**GIVEN EXERCISE**.
Your output is the lines from the first one to the one containing "ctx.stroke();", repeated exactly, with images left out.

Code that draws figures
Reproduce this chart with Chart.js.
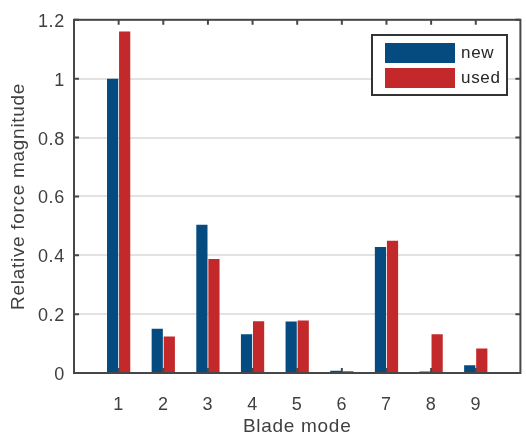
<!DOCTYPE html>
<html>
<head>
<meta charset="utf-8">
<script src="https://cdn.jsdelivr.net/npm/chart.js@4.4.1/dist/chart.umd.min.js"></script>
<style>
  html, body { margin: 0; padding: 0; background: #fff; overflow: hidden; }
  #wrap { width: 526px; height: 437px; overflow: hidden; }
</style>
</head>
<body>
<div id="wrap"><canvas id="forceChart" width="534" height="437"></canvas></div>
<script>
// Data
const modes = ['1', '2', '3', '4', '5', '6', '7', '8', '9'];
const newBlade = [1.0, 0.150, 0.504, 0.132, 0.175, 0.008, 0.428, 0.005, 0.026];
const usedBlade = [1.16, 0.124, 0.387, 0.176, 0.178, 0.006, 0.449, 0.132, 0.083];
const yTicks = [0, 0.2, 0.4, 0.6, 0.8, 1, 1.2];

const textColor = '#404040';
const axisColor = '#474747';
const fontFamily = '"Liberation Sans", Arial, sans-serif';
const spacing = '0.7px';

// one empty slot each side so the axis runs 0..10 like the original
const labels = ['', ...modes, ''];
const pad = arr => [null, ...arr, null];

// box, inward tick marks and legend drawn on top of the bars
const framePlugin = {
  id: 'frame',
  beforeUpdate(chart) { chart.ctx.letterSpacing = spacing; },
  beforeDraw(chart) { chart.ctx.letterSpacing = spacing; },
  afterDatasetsDraw(chart) {
    const { ctx, chartArea: a, scales: { x, y } } = chart;
    ctx.save();
    ctx.strokeStyle = axisColor;
    ctx.lineWidth = 2;
    ctx.strokeRect(a.left, a.top, a.right - a.left, a.bottom - a.top);

    const len = 5;
    ctx.beginPath();
    modes.forEach((m, i) => {
      const px = x.getPixelForValue(i + 1);
      ctx.moveTo(px, a.bottom); ctx.lineTo(px, a.bottom - len);
      ctx.moveTo(px, a.top); ctx.lineTo(px, a.top + len);
    });
    yTicks.forEach(v => {
      const py = y.getPixelForValue(v);
      ctx.moveTo(a.left, py); ctx.lineTo(a.left + len, py);
      ctx.moveTo(a.right, py); ctx.lineTo(a.right - len, py);
    });
    ctx.stroke();

    // legend
    ctx.fillStyle = '#fff';
    ctx.fillRect(372, 35, 135, 60);
    ctx.strokeStyle = '#333';
    ctx.strokeRect(372, 35, 135, 60);
    ctx.font = '17px ' + fontFamily;
    ctx.textBaseline = 'middle';
    ctx.textAlign = 'left';
    chart.data.datasets.forEach((ds, i) => {
      const top = 43 + i * 25;
      ctx.fillStyle = ds.backgroundColor;
      ctx.fillRect(385, top, 70, 20);
      ctx.fillStyle = '#262626';
      ctx.fillText(ds.label, 461, top + 10);
    });
    ctx.restore();
  }
};

const ctx = document.getElementById('forceChart').getContext('2d');
const forceChart = new Chart(ctx, {
  type: 'bar',
  data: {
    labels: labels,
    datasets: [
      { label: 'new', data: pad(newBlade), backgroundColor: '#064b80' },
      { label: 'used', data: pad(usedBlade), backgroundColor: '#c3292a' }
    ]
  },
  options: {
    responsive: false,
    animation: false,
    devicePixelRatio: 1,
    categoryPercentage: 0.54,
    barPercentage: 0.93,
    layout: { padding: { top: 13, right: 6, left: 0, bottom: 0 } },
    plugins: {
      legend: { display: false },
      tooltip: { enabled: false }
    },
    scales: {
      x: {
        offset: false,
        grid: { display: false },
        border: { display: false },
        ticks: {
          color: textColor,
          padding: 13.6,
          maxRotation: 0,
          autoSkip: false,
          font: { family: fontFamily, size: 18 }
        },
        title: {
          display: true,
          text: 'Blade mode',
          color: textColor,
          font: { family: fontFamily, size: 19, lineHeight: 1 },
          padding: { top: 0, bottom: 0.7 }
        },
        afterFit(scale) { scale.height = 64; }
      },
      y: {
        min: 0,
        max: 1.2,
        afterBuildTicks(scale) { scale.ticks = yTicks.map(v => ({ value: v })); },
        grid: { color: '#e2e2e2', lineWidth: 2, drawTicks: false },
        border: { display: false },
        ticks: {
          color: textColor,
          padding: 9,
          labelOffset: 2,
          callback: v => String(v),
          font: { family: fontFamily, size: 18 }
        },
        title: {
          display: true,
          text: 'Relative force magnitude',
          color: textColor,
          font: { family: fontFamily, size: 19, lineHeight: 1 },
          padding: { top: 9, bottom: 0 }
        },
        afterFit(scale) { scale.width = 74; }
      }
    }
  },
  plugins: [framePlugin]
});
</script>
</body>
</html>
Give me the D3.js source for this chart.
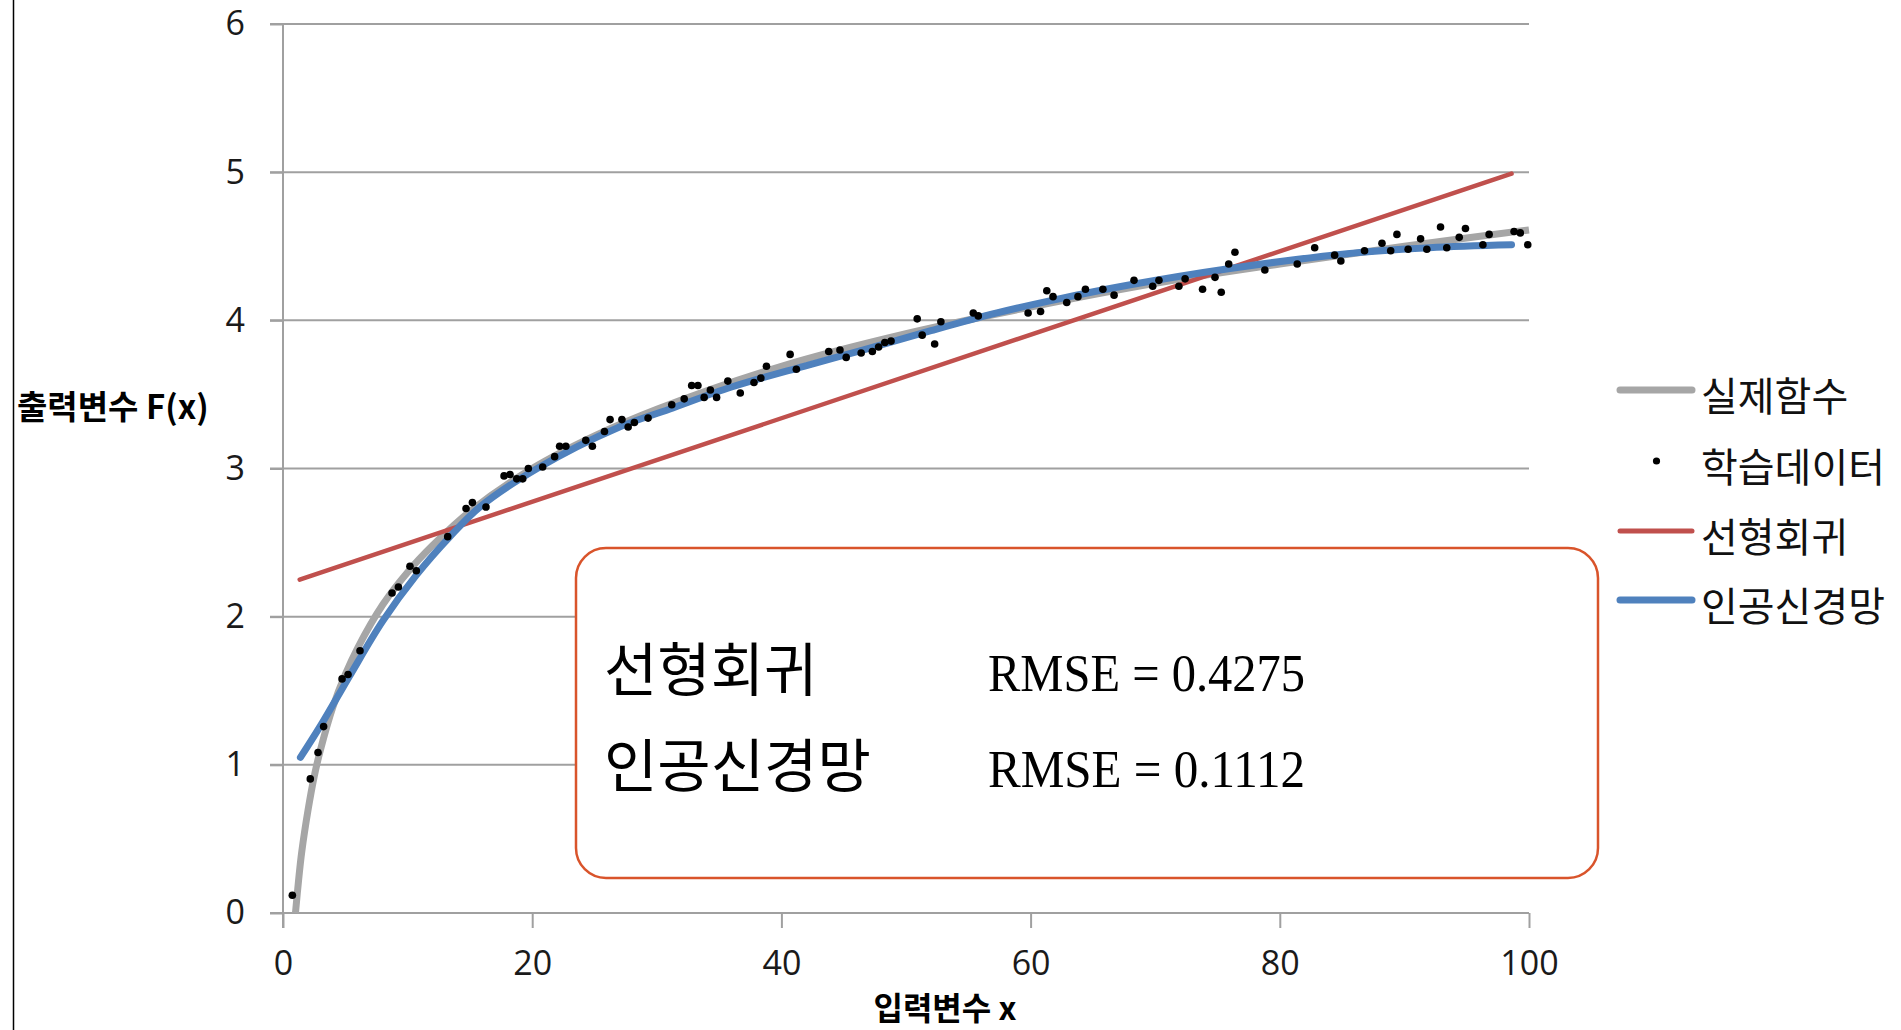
<!DOCTYPE html>
<html>
<head>
<meta charset="utf-8">
<script src="https://cdn.jsdelivr.net/npm/d3@7/dist/d3.min.js"></script>
<style>
  html, body { margin: 0; padding: 0; background: #fff; }
  svg { display: block; }
</style>
</head>
<body>
<svg id="chart" width="1901" height="1030"></svg>
<script>
// Training samples (x, F(x))
const sampleX = [0.75,2.19,2.81,3.26,4.74,5.22,6.18,8.75,9.26,10.19,10.7,13.22,14.69,15.2,16.29,17.74,18.22,18.76,19.24,19.69,20.84,21.8,22.2,22.7,24.3,24.83,25.8,26.25,27.2,27.7,28.2,29.3,31.2,32.2,32.8,33.3,33.8,34.3,34.8,35.7,36.7,37.8,38.35,38.8,40.7,41.2,43.8,44.7,45.2,46.4,47.3,47.8,48.3,48.8,50.9,51.3,52.3,52.8,55.4,55.8,59.8,60.8,61.3,61.8,62.9,63.8,64.4,65.8,66.7,68.3,69.8,70.3,71.9,72.4,73.8,74.8,75.3,75.9,76.4,78.8,81.4,82.8,84.4,84.9,86.8,88.2,88.9,89.4,90.3,91.3,91.8,92.9,93.4,94.4,94.9,96.3,96.8,98.8,99.3,99.9];
const sampleY = [0.12,0.905,1.083,1.258,1.58,1.61,1.77,2.16,2.2,2.34,2.31,2.54,2.73,2.77,2.74,2.95,2.96,2.93,2.93,3.0,3.01,3.08,3.15,3.15,3.19,3.15,3.25,3.33,3.33,3.28,3.31,3.34,3.43,3.47,3.56,3.56,3.48,3.53,3.48,3.59,3.51,3.58,3.61,3.69,3.77,3.67,3.79,3.8,3.75,3.78,3.79,3.82,3.85,3.86,4.01,3.9,3.84,3.99,4.05,4.03,4.05,4.06,4.2,4.16,4.12,4.16,4.21,4.21,4.17,4.27,4.23,4.27,4.23,4.28,4.21,4.29,4.19,4.38,4.46,4.34,4.38,4.49,4.44,4.4,4.47,4.52,4.47,4.58,4.48,4.55,4.48,4.63,4.49,4.56,4.62,4.51,4.58,4.6,4.59,4.51];

// Actual function curve
const trueX = [1,1.25,1.5,2,2.5,3,4,5,6,8,10,12,15,20,25,30,40,50,60,70,80,90,100];
const trueY = [0,0.22,0.41,0.69,0.92,1.1,1.39,1.61,1.79,2.08,2.3,2.48,2.71,3.0,3.22,3.4,3.69,3.91,4.09,4.25,4.38,4.5,4.61];

// Linear regression fit
const linX = [1.34, 98.6];
const linY = [2.25, 4.99];

// Neural network fit
const nnX = [1.4,3.2,5.35,8,10.7,13.4,15.8,20.4,27,31,36,41.8,46.6,52,57.3,62,68,76,85.4,92,98.6];
const nnY = [1.05,1.29,1.6,1.97,2.28,2.54,2.74,3.0,3.28,3.4,3.55,3.69,3.8,3.93,4.05,4.14,4.24,4.35,4.45,4.49,4.51];

const xTicks = [0, 20, 40, 60, 80, 100];
const yTicks = [0, 1, 2, 3, 4, 5, 6];

const seriesNames = ["실제함수", "학습데이터", "선형회귀", "인공신경망"];
const rmseLabels = ["선형회귀", "인공신경망"];
const rmseValues = ["0.4275", "0.1112"];

const svg = d3.select("#chart");
svg.append("rect").attr("width", 1901).attr("height", 1030).attr("fill", "#fff");

// page border on the left
svg.append("line").attr("x1", 13.5).attr("x2", 13.5).attr("y1", 0).attr("y2", 1030)
  .attr("stroke", "#000").attr("stroke-width", 1.5);

const x = d3.scaleLinear().domain([0, 100]).range([283, 1529]);
const y = d3.scaleLinear().domain([0, 6]).range([913, 24]);

const gridColor = "#a0a0a0";
const tickFont = "'Open Sans', 'Noto Sans', sans-serif";

// horizontal gridlines
svg.append("g").selectAll("line").data(yTicks).join("line")
  .attr("x1", 270).attr("x2", x(100))
  .attr("y1", d => y(d)).attr("y2", d => y(d))
  .attr("stroke", gridColor).attr("stroke-width", 2);

// y axis
const gy = svg.append("g").attr("transform", `translate(${x(0)},0)`)
  .call(d3.axisLeft(y).tickValues(yTicks).tickSize(13).tickSizeOuter(0).tickPadding(25).tickFormat(d3.format("d")));
gy.select(".domain").attr("stroke", gridColor).attr("stroke-width", 2)
  .attr("d", `M0,${y(6)}V${y(0) + 15}`);
gy.selectAll(".tick line").attr("stroke", gridColor).attr("stroke-width", 2);
gy.selectAll(".tick text").attr("font-family", tickFont).attr("font-size", 34).attr("fill", "#1a1a1a");

// x axis
const gx = svg.append("g").attr("transform", `translate(0,${y(0)})`)
  .call(d3.axisBottom(x).tickValues(xTicks).tickSize(15).tickSizeOuter(0).tickPadding(23).tickFormat(d3.format("d")));
gx.select(".domain").remove();
gx.selectAll(".tick line").attr("stroke", gridColor).attr("stroke-width", 2);
gx.selectAll(".tick text").attr("font-family", tickFont).attr("font-size", 34).attr("fill", "#1a1a1a");

// axis titles
const titleFont = "'Noto Sans CJK KR', 'Noto Sans', sans-serif";
svg.append("text").attr("x", 17).attr("y", 405).attr("dominant-baseline", "central")
  .attr("font-family", titleFont).attr("font-weight", "bold").attr("font-size", 33)
  .text("출력변수 F(x)");
svg.append("text").attr("x", 945).attr("y", 1006).attr("dominant-baseline", "central")
  .attr("text-anchor", "middle")
  .attr("font-family", titleFont).attr("font-weight", "bold").attr("font-size", 32)
  .text("입력변수 x");

const colors = { trueFn: "#a6a6a6", lin: "#c0504d", nn: "#4f81bd", dot: "#000" };

const zip = (xs, ys) => xs.map((v, i) => [v, ys[i]]);
const smooth = d3.line().x(d => x(d[0])).y(d => y(d[1])).curve(d3.curveCatmullRom.alpha(0.5));
const straight = d3.line().x(d => x(d[0])).y(d => y(d[1]));

svg.append("path").datum(zip(trueX, trueY)).attr("d", smooth)
  .attr("fill", "none").attr("stroke", colors.trueFn).attr("stroke-width", 7);
svg.append("path").datum(zip(linX, linY)).attr("d", straight)
  .attr("fill", "none").attr("stroke", colors.lin).attr("stroke-width", 4.5).attr("stroke-linecap", "round");
svg.append("path").datum(zip(nnX, nnY)).attr("d", smooth)
  .attr("fill", "none").attr("stroke", colors.nn).attr("stroke-width", 7).attr("stroke-linecap", "round");

svg.append("g").selectAll("circle").data(zip(sampleX, sampleY)).join("circle")
  .attr("cx", d => x(d[0])).attr("cy", d => y(d[1])).attr("r", 3.8).attr("fill", colors.dot);

// legend
const legendY = [390, 461, 531, 600];
const lg = svg.append("g");
const legendStyles = [
  { type: "line", color: colors.trueFn, w: 7 },
  { type: "dot" },
  { type: "line", color: colors.lin, w: 5 },
  { type: "line", color: colors.nn, w: 7 }
];
seriesNames.forEach((name, i) => {
  const s = legendStyles[i];
  if (s.type === "line") {
    lg.append("line").attr("x1", 1620).attr("x2", 1692).attr("y1", legendY[i]).attr("y2", legendY[i])
      .attr("stroke", s.color).attr("stroke-width", s.w).attr("stroke-linecap", "round");
  } else {
    lg.append("circle").attr("cx", 1656.5).attr("cy", legendY[i]).attr("r", 3.6).attr("fill", colors.dot);
  }
  lg.append("text").attr("x", 1701).attr("y", legendY[i] + 4).attr("dominant-baseline", "central")
    .attr("font-family", titleFont).attr("font-size", 40).attr("fill", "#111").text(name);
});

// RMSE comparison box
svg.append("rect").attr("x", 576).attr("y", 548).attr("width", 1022).attr("height", 330)
  .attr("rx", 30).attr("ry", 30).attr("fill", "#fff")
  .attr("stroke", "#d9542b").attr("stroke-width", 2.5);
const rowY = [691, 787];
rmseLabels.forEach((lab, i) => {
  svg.append("text").attr("x", 604).attr("y", rowY[i])
    .attr("font-family", titleFont).attr("font-size", 58).attr("fill", "#000").text(lab);
  svg.append("text").attr("x", 988).attr("y", rowY[i])
    .attr("font-family", "'Liberation Serif', 'DejaVu Serif', serif").attr("font-size", 53)
    .attr("textLength", 317).attr("lengthAdjust", "spacingAndGlyphs")
    .attr("fill", "#000").text(`RMSE = ${rmseValues[i]}`);
});
</script>
</body>
</html>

**SOLVED PROBLEM**.
Reproduce this chart with Chart.js.
<!DOCTYPE html>
<html>
<head>
<meta charset="utf-8">
<script src="https://cdn.jsdelivr.net/npm/chart.js@4.4.1/dist/chart.umd.min.js"></script>
<style>
  html, body { margin: 0; padding: 0; background: #fff; overflow: hidden; }
  #wrap { width: 526px; height: 437px; overflow: hidden; }
</style>
</head>
<body>
<div id="wrap"><canvas id="forceChart" width="534" height="437"></canvas></div>
<script>
// Data
const modes = ['1', '2', '3', '4', '5', '6', '7', '8', '9'];
const newBlade = [1.0, 0.150, 0.504, 0.132, 0.175, 0.008, 0.428, 0.005, 0.026];
const usedBlade = [1.16, 0.124, 0.387, 0.176, 0.178, 0.006, 0.449, 0.132, 0.083];
const yTicks = [0, 0.2, 0.4, 0.6, 0.8, 1, 1.2];

const textColor = '#404040';
const axisColor = '#474747';
const fontFamily = '"Liberation Sans", Arial, sans-serif';
const spacing = '0.7px';

// one empty slot each side so the axis runs 0..10 like the original
const labels = ['', ...modes, ''];
const pad = arr => [null, ...arr, null];

// box, inward tick marks and legend drawn on top of the bars
const framePlugin = {
  id: 'frame',
  beforeUpdate(chart) { chart.ctx.letterSpacing = spacing; },
  beforeDraw(chart) { chart.ctx.letterSpacing = spacing; },
  afterDatasetsDraw(chart) {
    const { ctx, chartArea: a, scales: { x, y } } = chart;
    ctx.save();
    ctx.strokeStyle = axisColor;
    ctx.lineWidth = 2;
    ctx.strokeRect(a.left, a.top, a.right - a.left, a.bottom - a.top);

    const len = 5;
    ctx.beginPath();
    modes.forEach((m, i) => {
      const px = x.getPixelForValue(i + 1);
      ctx.moveTo(px, a.bottom); ctx.lineTo(px, a.bottom - len);
      ctx.moveTo(px, a.top); ctx.lineTo(px, a.top + len);
    });
    yTicks.forEach(v => {
      const py = y.getPixelForValue(v);
      ctx.moveTo(a.left, py); ctx.lineTo(a.left + len, py);
      ctx.moveTo(a.right, py); ctx.lineTo(a.right - len, py);
    });
    ctx.stroke();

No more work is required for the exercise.